Data section -
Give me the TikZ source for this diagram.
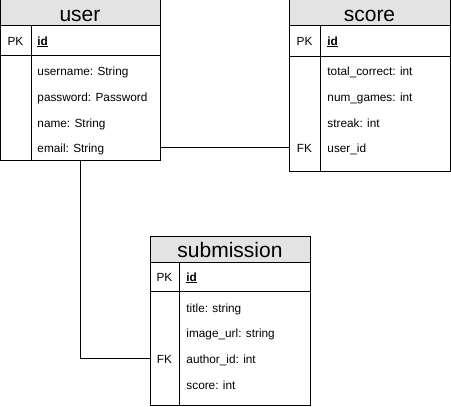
\documentclass[tikz,border=0pt]{standalone}
\usepackage{fontspec}
\setmainfont{Liberation Sans}
\usetikzlibrary{positioning,calc}

\begin{document}
\begin{tikzpicture}[
    x=1pt, y=-1pt,
    line width=0.9pt,
    frame/.style={draw, anchor=north west, inner sep=0pt},
    header/.style={draw, fill=gray!22, anchor=north west, inner sep=0pt},
    title/.style={anchor=base, inner sep=0pt, font=\fontsize{21}{23}\selectfont},
    keytag/.style={anchor=base, font=\fontsize{11.8}{13}\selectfont, inner sep=0pt},
    field/.style={anchor=base west, font=\fontsize{11.8}{13}\selectfont, inner sep=0pt}
  ]
  \useasboundingbox (0,0) rectangle (451,407);

  % user
  \node[frame, minimum width=160pt, minimum height=161pt] (user) at (0,-1) {};
  \node[header, minimum width=160pt, minimum height=26pt] (userhd) at (0,-1) {};
  \node[title] (usert) at (80,21) {user};
  \draw (user.west |- 0,55) -- (user.east |- 0,55);
  \draw (31,25) -- (31,160);
  \node[keytag] (upk) at (15.5,45) {PK};
  \node[field] (uid) at (37,45) {\underline{\textbf{id}}};
  \node[field] (uname) at (37,75) {username: String};
  \node[field] (upass) at (37,101) {password: Password};
  \node[field] (ureal) at (37,127) {name: String};
  \node[field] (umail) at (37,152) {email: String};

  % score
  \node[frame, minimum width=161pt, minimum height=172pt] (score) at (289,-1) {};
  \node[header, minimum width=161pt, minimum height=26pt] (scorehd) at (289,-1) {};
  \node[title] (scoret) at (369.5,21) {score};
  \draw (score.west |- 0,56) -- (score.east |- 0,56);
  \draw (320,25) -- (320,171);
  \node[keytag] (spk) at (304.5,45) {PK};
  \node[field] (sid) at (327,45) {\underline{\textbf{id}}};
  \node[field] (stotal) at (327,75) {total\_correct: int};
  \node[field] (sgames) at (327,101) {num\_games: int};
  \node[field] (sstreak) at (327,127) {streak: int};
  \node[keytag] (sfk) at (304.5,152) {FK};
  \node[field] (suser) at (327,152) {user\_id};

  % submission
  \node[frame, minimum width=160pt, minimum height=169pt] (sub) at (150,236) {};
  \node[header, minimum width=160pt, minimum height=26pt] (subhd) at (150,236) {};
  \node[title] (subt) at (230,257) {submission};
  \draw (sub.west |- 0,291) -- (sub.east |- 0,291);
  \draw (179,262) -- (179,405);
  \node[keytag] (bpk) at (164.5,281) {PK};
  \node[field] (bid) at (186,281) {\underline{\textbf{id}}};
  \node[field] (btitle) at (186,312) {title: string};
  \node[field] (bimage) at (186,337) {image\_url: string};
  \node[keytag] (bfk) at (164.5,363) {FK};
  \node[field] (bauthor) at (186,363) {author\_id: int};
  \node[field] (bscore) at (186,389) {score: int};

  % relations
  \draw (user.east |- sfk) -- (score.west |- sfk);
  \draw (user.south) |- (sub.west |- bfk);
\end{tikzpicture}
\end{document}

Given task -
Return the listing above word for word, with the pictures removed.

Exercise answer -
Give me the TikZ source for this diagram.
\documentclass[tikz,border=0pt]{standalone}
\usepackage{fontspec}
\setmainfont{Liberation Sans}
\usetikzlibrary{positioning,calc}

\begin{document}
\begin{tikzpicture}[
    x=1pt, y=-1pt,
    line width=0.9pt,
    frame/.style={draw, anchor=north west, inner sep=0pt},
    header/.style={draw, fill=gray!22, anchor=north west, inner sep=0pt},
    title/.style={anchor=base, inner sep=0pt, font=\fontsize{21}{23}\selectfont},
    keytag/.style={anchor=base, font=\fontsize{11.8}{13}\selectfont, inner sep=0pt},
    field/.style={anchor=base west, font=\fontsize{11.8}{13}\selectfont, inner sep=0pt}
  ]
  \useasboundingbox (0,0) rectangle (451,407);

  % user
  \node[frame, minimum width=160pt, minimum height=161pt] (user) at (0,-1) {};
  \node[header, minimum width=160pt, minimum height=26pt] (userhd) at (0,-1) {};
  \node[title] (usert) at (80,21) {user};
  \draw (user.west |- 0,55) -- (user.east |- 0,55);
  \draw (31,25) -- (31,160);
  \node[keytag] (upk) at (15.5,45) {PK};
  \node[field] (uid) at (37,45) {\underline{\textbf{id}}};
  \node[field] (uname) at (37,75) {username: String};
  \node[field] (upass) at (37,101) {password: Password};
  \node[field] (ureal) at (37,127) {name: String};
  \node[field] (umail) at (37,152) {email: String};

  % score
  \node[frame, minimum width=161pt, minimum height=172pt] (score) at (289,-1) {};
  \node[header, minimum width=161pt, minimum height=26pt] (scorehd) at (289,-1) {};
  \node[title] (scoret) at (369.5,21) {score};
  \draw (score.west |- 0,56) -- (score.east |- 0,56);
  \draw (320,25) -- (320,171);
  \node[keytag] (spk) at (304.5,45) {PK};
  \node[field] (sid) at (327,45) {\underline{\textbf{id}}};
  \node[field] (stotal) at (327,75) {total\_correct: int};
  \node[field] (sgames) at (327,101) {num\_games: int};
  \node[field] (sstreak) at (327,127) {streak: int};
  \node[keytag] (sfk) at (304.5,152) {FK};
  \node[field] (suser) at (327,152) {user\_id};

  % submission
  \node[frame, minimum width=160pt, minimum height=169pt] (sub) at (150,236) {};
  \node[header, minimum width=160pt, minimum height=26pt] (subhd) at (150,236) {};
  \node[title] (subt) at (230,257) {submission};
  \draw (sub.west |- 0,291) -- (sub.east |- 0,291);
  \draw (179,262) -- (179,405);
  \node[keytag] (bpk) at (164.5,281) {PK};
  \node[field] (bid) at (186,281) {\underline{\textbf{id}}};
  \node[field] (btitle) at (186,312) {title: string};
  \node[field] (bimage) at (186,337) {image\_url: string};
  \node[keytag] (bfk) at (164.5,363) {FK};
  \node[field] (bauthor) at (186,363) {author\_id: int};
  \node[field] (bscore) at (186,389) {score: int};

  % relations
  \draw (user.east |- sfk) -- (score.west |- sfk);
  \draw (user.south) |- (sub.west |- bfk);
\end{tikzpicture}
\end{document}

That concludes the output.